How the recovery ladder works

When the server fails to come up (or boots but cannot generate a token), VRAMPilot reads the error log, classifies it as out-of-memory, backs off one step, and retries. The order is designed to preserve the most capability:

  1. KV-cache precision first (f16 -> q8_0 -> q4_0). This shrinks the KV cache while keeping your full context. It is lossy on long reasoning — the report says so.
  2. Then shrink context — halve until it fits.
  3. Then offload more to CPU — more MoE expert-offload, or fewer GPU layers for dense models.
  4. Floor — if nothing fits, it says so honestly instead of pretending.

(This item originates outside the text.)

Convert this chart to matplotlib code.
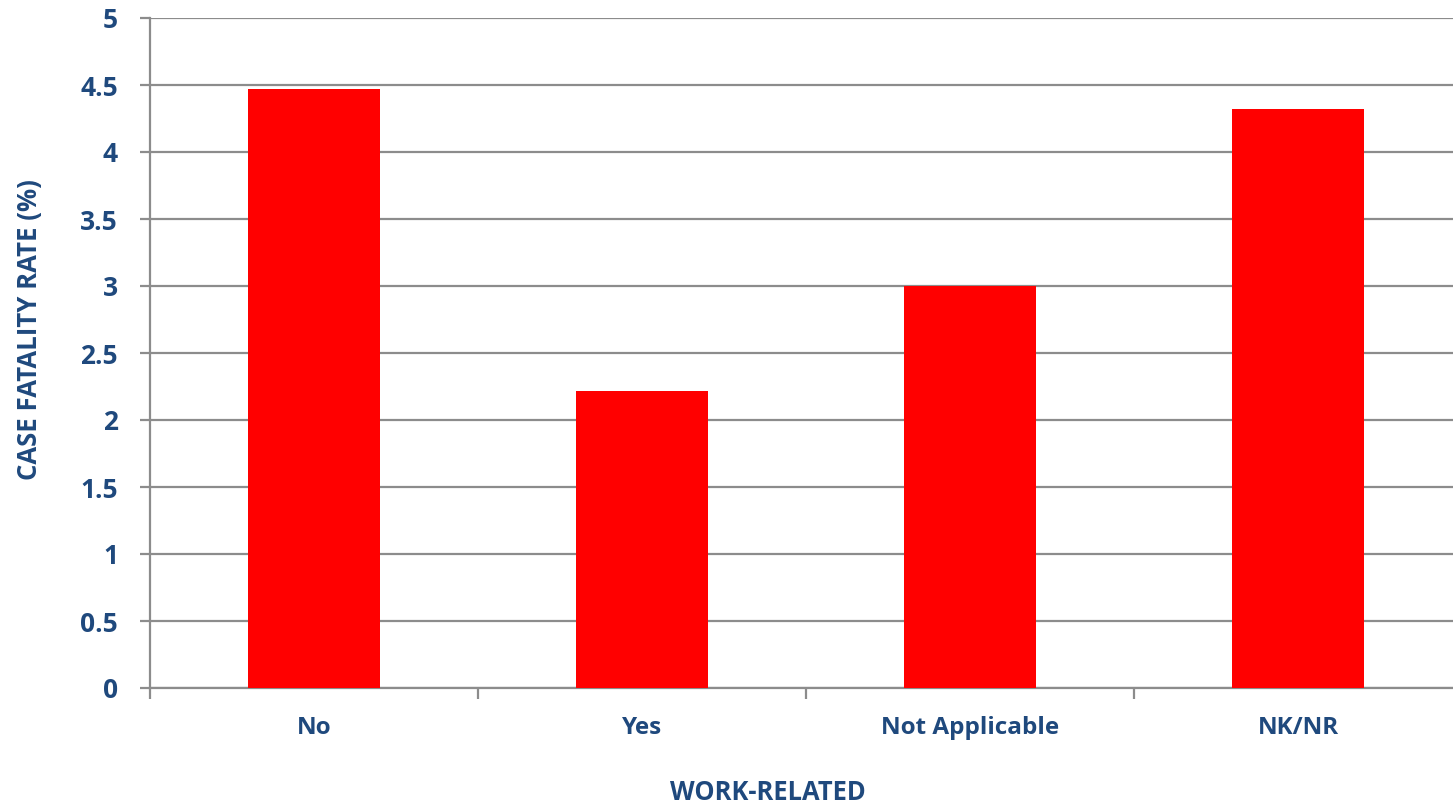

Validated example (raw trail in validation/RESULTS.md): given a deliberately impossible configuration at 262144 context, it recovered to 131072 context — 4x more than a context-only back-off would have kept — and served a real reply.

The OOM detector matches error strings across CUDA, Vulkan, ROCm and Metal.

Persistence

Every configuration that actually booted is persisted per (machine fingerprint, model header hash, requested context) in a local SQLite database at ~/.governor/configs.db (the engine keeps the governor name on purpose). It is append-only: a configuration that stops working is kept as history, never overwritten. The next launch boots the known-good configuration directly; a driver or GPU change invalidates the entry and triggers a replan.

Why it matters: a failed attempt costs a full model load — measured at ~220 s per attempt for a 9.5 GB MoE model loaded with --no-mmap on the gate machine's disk. The cache exists so you never pay that twice.

Transparency controls:

vrampilot configs list        # inspect everything it remembers
vrampilot model.gguf --no-cache   # bypass the cache entirely, force a replan

Nothing leaves your machine.

Watchdog behavior

While the server runs, the watchdog covers VRAM exhaustion during a generation — for example, you open another GPU application mid-stream.

Known limit: llama.cpp cannot shrink a live server's KV cache, so the only runtime action is this controlled restart. If upstream lands hot KV resize, VRAMPilot will adopt it and retire the restart for that path.

Requirements

Python 3.9+ is the one declared prerequisite of the pip/pipx install — everything else (including the inference engine binary) is fetched and verified on first run.